Grannis certainly does have his detractors, and many feel that no drilling should be done. But working on tough regulation seems to be better answer than trying to stop what has already begun. We cannot afford to not have regulation that comes withe responsibility of tapping our natural resources. The interview is worth a read.

Nov 12 / pknot

Murphy Keeps Fighting

Congressman Patrick Murphy is not letting the election slow him down. He’s fighting to insure that Congress repeals the military’s “Don’t Ask, Don’t Tell” policy.

The House passed legislation to repeal the policy in May. Should the Senate fail to pass the measure this year, the House would need a new primary sponsor as Murphy was defeated in the midterm election by Republican Mike Fitzpatrick.

Rick Jacobs, founder and chairman of the Courage Campaign, said Thursday that 5,000 people signed the petition in 24 hours.

“Our job is to highlight with Patrick Murphy what veterans and families of active duty are saying, and to make sure the Senate understands it is out of step with Americans if it doesn’t lift the ban,” Jacobs said.

According to a survey of U.S. troops and their families, Jacobs may be right.

A Pentagon study group has concluded the military can lift the ban on gays serving openly in uniform with only minimal and isolated incidents of risk to the current war efforts, The Washington Post reported Wednesday.

More than 70 percent of respondents to a survey sent to active-duty and reserve troops over the summer said the effect of repeal would be positive, mixed or nonexistent.

“That report is very significant,” Jacobs said. “It’s almost as if a minority in the Senate is trying to create an obstacle for America itself or American security. There’s no reason politically or militarily not to lift the ban. Virtually everyone in the country is in favor of lifting the ban.”

In an e-mail, Murphy stated, “We can do this, but we need Senate Republicans to do the right thing. Secretary (of Defense Robert) Gates, the Department of Defense report, and the recent survey of servicemembers confirms what I have said for years, which is that the time has come to repeal this outdated policy that harms national security and wastes taxpayer dollars. Twenty-six other nations, including Israel and Great Britain, allow their troops to serve openly and I hope the Republicans show that they agree that our troops are just as professional as any other and join me in supporting repeal.”

Fighting for what you believe in, for the right thing, even after you lost the election is a sign of true character. Here’s hoping our next Congressman can measure up.

Nov 10 / dleopold

Palin Gets It Wrong…Again

You betcha Sarah Palin was in town on Tuesday. In times of immense change it is good to know that we can count on some things remaining the same, and Palin attacking a strawman is one of those things we can count on.

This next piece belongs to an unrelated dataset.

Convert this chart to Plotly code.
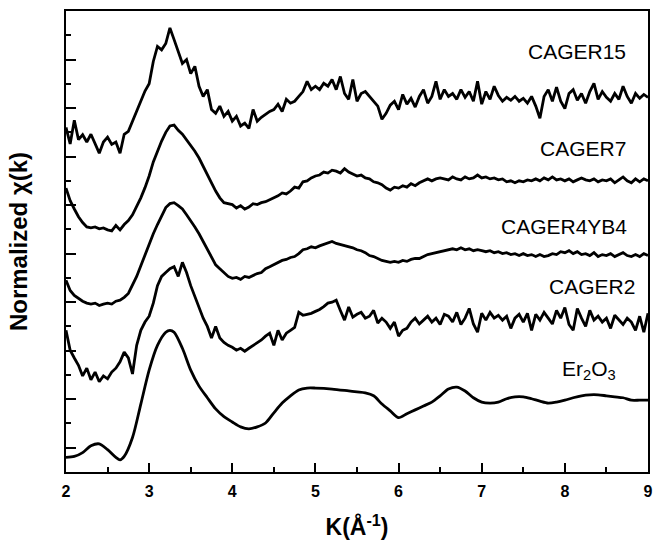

Politico reports:

Sarah Palin used baked goods Tuesday night to attack the “nanny state.”

Palin brought dozens of cookies to a speech at the Plumstead Christian School in Plumsteadville, Pa., amid news reports — since retracted — that Pennsylvania’s State Board of Education is looking at ways to limit sweets at classroom parties.

Palin called the plan an example of the “nanny state run amok” and said that she brought the cookies in order to “shake things up,” according to news outlets including WPVI-TV.

“I heard that there’s a debate going on in Pennsylvania over whether public schools were going to ban sweets,” Palin said. “I wanted these kids to bring home the idea to their parents for discussion. Who should be deciding what I eat? Should it be government or should it be parents? It should be the parents.”

Rest assured parents, there are no plans to ban sweets from classroom parties. The newspaper that made the claim is the right-wing Pittsburgh Tribune-Review and even they retracted the allegation.